### Stated goal
Starting at the first line of the listing below, repeat each line up to and including the one containing "const crossIndex = 26;". Leave out pictures.
--
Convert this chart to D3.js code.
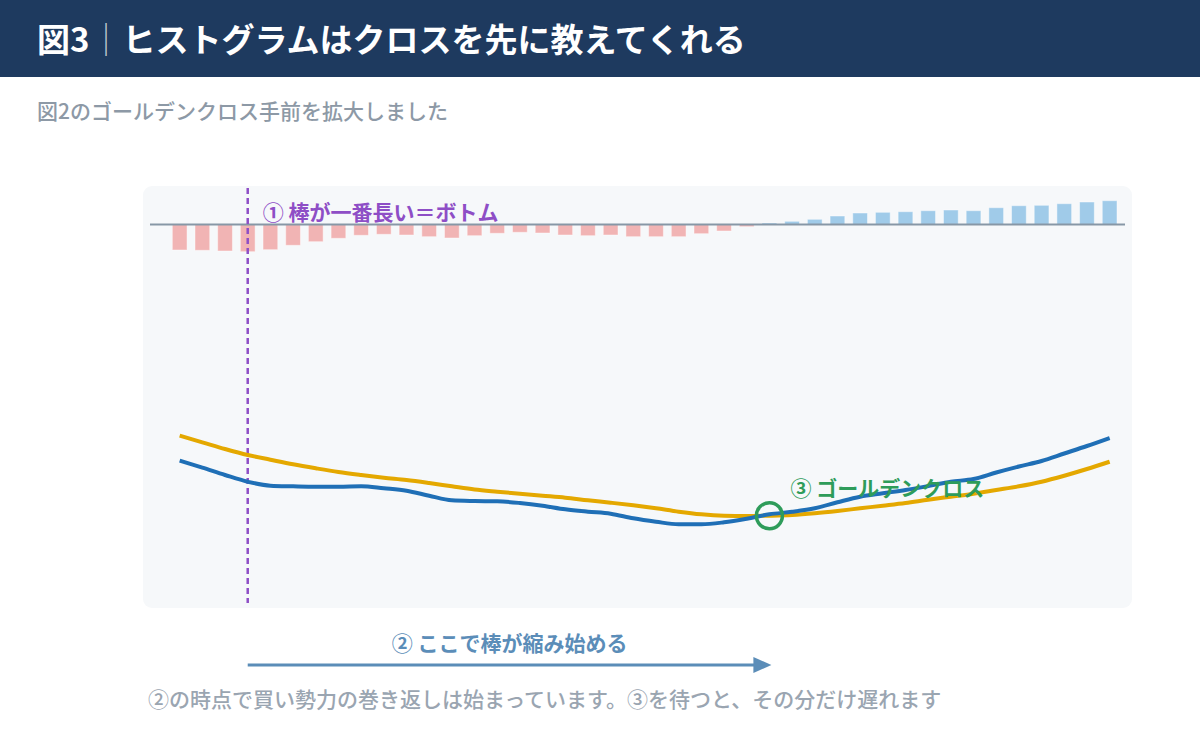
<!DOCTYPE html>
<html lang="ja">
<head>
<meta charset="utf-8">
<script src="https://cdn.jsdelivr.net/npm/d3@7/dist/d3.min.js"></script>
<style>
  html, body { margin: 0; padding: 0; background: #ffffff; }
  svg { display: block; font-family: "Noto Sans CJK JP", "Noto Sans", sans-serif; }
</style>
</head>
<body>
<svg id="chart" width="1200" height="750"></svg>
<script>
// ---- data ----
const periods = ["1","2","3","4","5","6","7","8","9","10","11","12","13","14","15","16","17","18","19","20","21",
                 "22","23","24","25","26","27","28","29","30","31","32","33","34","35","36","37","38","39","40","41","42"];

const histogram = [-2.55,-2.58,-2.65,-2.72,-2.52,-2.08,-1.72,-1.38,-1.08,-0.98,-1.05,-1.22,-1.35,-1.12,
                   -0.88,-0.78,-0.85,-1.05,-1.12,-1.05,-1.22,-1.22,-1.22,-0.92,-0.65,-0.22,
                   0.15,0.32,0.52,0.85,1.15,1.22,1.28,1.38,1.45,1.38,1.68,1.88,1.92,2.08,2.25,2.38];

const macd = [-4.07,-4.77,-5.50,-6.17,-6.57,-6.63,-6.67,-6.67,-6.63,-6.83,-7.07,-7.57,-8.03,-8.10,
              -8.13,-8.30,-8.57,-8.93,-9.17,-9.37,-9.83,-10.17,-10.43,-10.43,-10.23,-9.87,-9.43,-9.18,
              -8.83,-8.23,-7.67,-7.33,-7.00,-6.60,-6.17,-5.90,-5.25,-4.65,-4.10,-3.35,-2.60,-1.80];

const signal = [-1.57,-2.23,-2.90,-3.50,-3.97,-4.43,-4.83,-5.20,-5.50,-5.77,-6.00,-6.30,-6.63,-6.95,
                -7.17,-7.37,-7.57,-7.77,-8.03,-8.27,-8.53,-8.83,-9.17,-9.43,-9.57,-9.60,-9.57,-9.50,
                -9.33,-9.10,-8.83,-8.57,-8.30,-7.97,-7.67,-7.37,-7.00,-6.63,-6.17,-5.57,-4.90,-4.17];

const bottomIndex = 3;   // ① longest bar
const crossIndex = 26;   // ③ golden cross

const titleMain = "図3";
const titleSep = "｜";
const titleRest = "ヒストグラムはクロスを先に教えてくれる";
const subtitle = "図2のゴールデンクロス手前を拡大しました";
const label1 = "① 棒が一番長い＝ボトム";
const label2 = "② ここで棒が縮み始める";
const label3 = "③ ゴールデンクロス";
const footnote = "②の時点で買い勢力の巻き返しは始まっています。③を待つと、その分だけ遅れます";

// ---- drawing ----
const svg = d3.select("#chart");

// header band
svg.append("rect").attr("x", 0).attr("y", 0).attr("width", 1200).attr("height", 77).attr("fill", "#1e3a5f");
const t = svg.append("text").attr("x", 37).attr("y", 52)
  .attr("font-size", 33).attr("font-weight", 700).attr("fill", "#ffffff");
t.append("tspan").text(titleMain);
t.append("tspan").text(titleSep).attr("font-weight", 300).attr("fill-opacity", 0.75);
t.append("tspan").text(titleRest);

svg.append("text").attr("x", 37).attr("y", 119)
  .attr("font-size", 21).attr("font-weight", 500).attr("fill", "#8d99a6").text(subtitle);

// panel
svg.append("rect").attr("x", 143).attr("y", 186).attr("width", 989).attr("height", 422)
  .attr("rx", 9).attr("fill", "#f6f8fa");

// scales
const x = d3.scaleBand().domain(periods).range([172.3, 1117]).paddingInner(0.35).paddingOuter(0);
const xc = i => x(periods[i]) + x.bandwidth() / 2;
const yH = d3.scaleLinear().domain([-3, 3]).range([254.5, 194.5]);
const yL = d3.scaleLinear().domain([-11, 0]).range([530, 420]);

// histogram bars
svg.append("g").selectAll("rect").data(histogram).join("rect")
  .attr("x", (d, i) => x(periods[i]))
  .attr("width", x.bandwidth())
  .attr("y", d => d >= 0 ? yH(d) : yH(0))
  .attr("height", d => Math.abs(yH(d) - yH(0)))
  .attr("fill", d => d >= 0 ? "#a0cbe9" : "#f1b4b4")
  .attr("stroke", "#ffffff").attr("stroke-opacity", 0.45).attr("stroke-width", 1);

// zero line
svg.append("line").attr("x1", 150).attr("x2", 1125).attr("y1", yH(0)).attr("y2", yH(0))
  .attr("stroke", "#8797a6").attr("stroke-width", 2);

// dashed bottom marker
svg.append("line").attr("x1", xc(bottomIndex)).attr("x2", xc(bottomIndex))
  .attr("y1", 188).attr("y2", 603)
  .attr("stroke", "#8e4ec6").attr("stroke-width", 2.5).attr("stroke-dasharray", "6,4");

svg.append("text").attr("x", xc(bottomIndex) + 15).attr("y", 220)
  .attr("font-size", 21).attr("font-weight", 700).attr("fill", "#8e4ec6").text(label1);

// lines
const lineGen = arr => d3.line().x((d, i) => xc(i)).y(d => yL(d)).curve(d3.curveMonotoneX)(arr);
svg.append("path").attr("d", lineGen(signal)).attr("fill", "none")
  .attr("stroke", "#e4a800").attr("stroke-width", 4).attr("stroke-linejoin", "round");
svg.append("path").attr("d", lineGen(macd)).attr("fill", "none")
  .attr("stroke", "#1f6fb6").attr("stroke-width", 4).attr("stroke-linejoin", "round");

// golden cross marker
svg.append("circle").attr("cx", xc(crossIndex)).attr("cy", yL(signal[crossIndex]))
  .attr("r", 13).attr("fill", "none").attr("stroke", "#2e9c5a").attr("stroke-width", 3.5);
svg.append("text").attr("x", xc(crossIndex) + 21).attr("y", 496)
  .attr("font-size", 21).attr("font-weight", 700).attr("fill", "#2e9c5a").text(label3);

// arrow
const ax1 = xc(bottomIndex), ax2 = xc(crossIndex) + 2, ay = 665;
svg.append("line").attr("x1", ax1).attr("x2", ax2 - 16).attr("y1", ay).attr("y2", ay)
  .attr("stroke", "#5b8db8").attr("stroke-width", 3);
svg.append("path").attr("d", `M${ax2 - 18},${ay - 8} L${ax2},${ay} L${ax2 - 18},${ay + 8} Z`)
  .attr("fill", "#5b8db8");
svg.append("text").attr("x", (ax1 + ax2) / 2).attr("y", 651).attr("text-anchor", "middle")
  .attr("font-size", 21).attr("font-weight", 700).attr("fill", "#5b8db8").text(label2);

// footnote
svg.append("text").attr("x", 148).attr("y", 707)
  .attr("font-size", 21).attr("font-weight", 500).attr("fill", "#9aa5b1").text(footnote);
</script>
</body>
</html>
--
### Solution to this task
Convert this chart to D3.js code.
<!DOCTYPE html>
<html lang="ja">
<head>
<meta charset="utf-8">
<script src="https://cdn.jsdelivr.net/npm/d3@7/dist/d3.min.js"></script>
<style>
  html, body { margin: 0; padding: 0; background: #ffffff; }
  svg { display: block; font-family: "Noto Sans CJK JP", "Noto Sans", sans-serif; }
</style>
</head>
<body>
<svg id="chart" width="1200" height="750"></svg>
<script>
// ---- data ----
const periods = ["1","2","3","4","5","6","7","8","9","10","11","12","13","14","15","16","17","18","19","20","21",
                 "22","23","24","25","26","27","28","29","30","31","32","33","34","35","36","37","38","39","40","41","42"];

const histogram = [-2.55,-2.58,-2.65,-2.72,-2.52,-2.08,-1.72,-1.38,-1.08,-0.98,-1.05,-1.22,-1.35,-1.12,
                   -0.88,-0.78,-0.85,-1.05,-1.12,-1.05,-1.22,-1.22,-1.22,-0.92,-0.65,-0.22,
                   0.15,0.32,0.52,0.85,1.15,1.22,1.28,1.38,1.45,1.38,1.68,1.88,1.92,2.08,2.25,2.38];

const macd = [-4.07,-4.77,-5.50,-6.17,-6.57,-6.63,-6.67,-6.67,-6.63,-6.83,-7.07,-7.57,-8.03,-8.10,
              -8.13,-8.30,-8.57,-8.93,-9.17,-9.37,-9.83,-10.17,-10.43,-10.43,-10.23,-9.87,-9.43,-9.18,
              -8.83,-8.23,-7.67,-7.33,-7.00,-6.60,-6.17,-5.90,-5.25,-4.65,-4.10,-3.35,-2.60,-1.80];

const signal = [-1.57,-2.23,-2.90,-3.50,-3.97,-4.43,-4.83,-5.20,-5.50,-5.77,-6.00,-6.30,-6.63,-6.95,
                -7.17,-7.37,-7.57,-7.77,-8.03,-8.27,-8.53,-8.83,-9.17,-9.43,-9.57,-9.60,-9.57,-9.50,
                -9.33,-9.10,-8.83,-8.57,-8.30,-7.97,-7.67,-7.37,-7.00,-6.63,-6.17,-5.57,-4.90,-4.17];

const bottomIndex = 3;   // ① longest bar
const crossIndex = 26;   // ③ golden cross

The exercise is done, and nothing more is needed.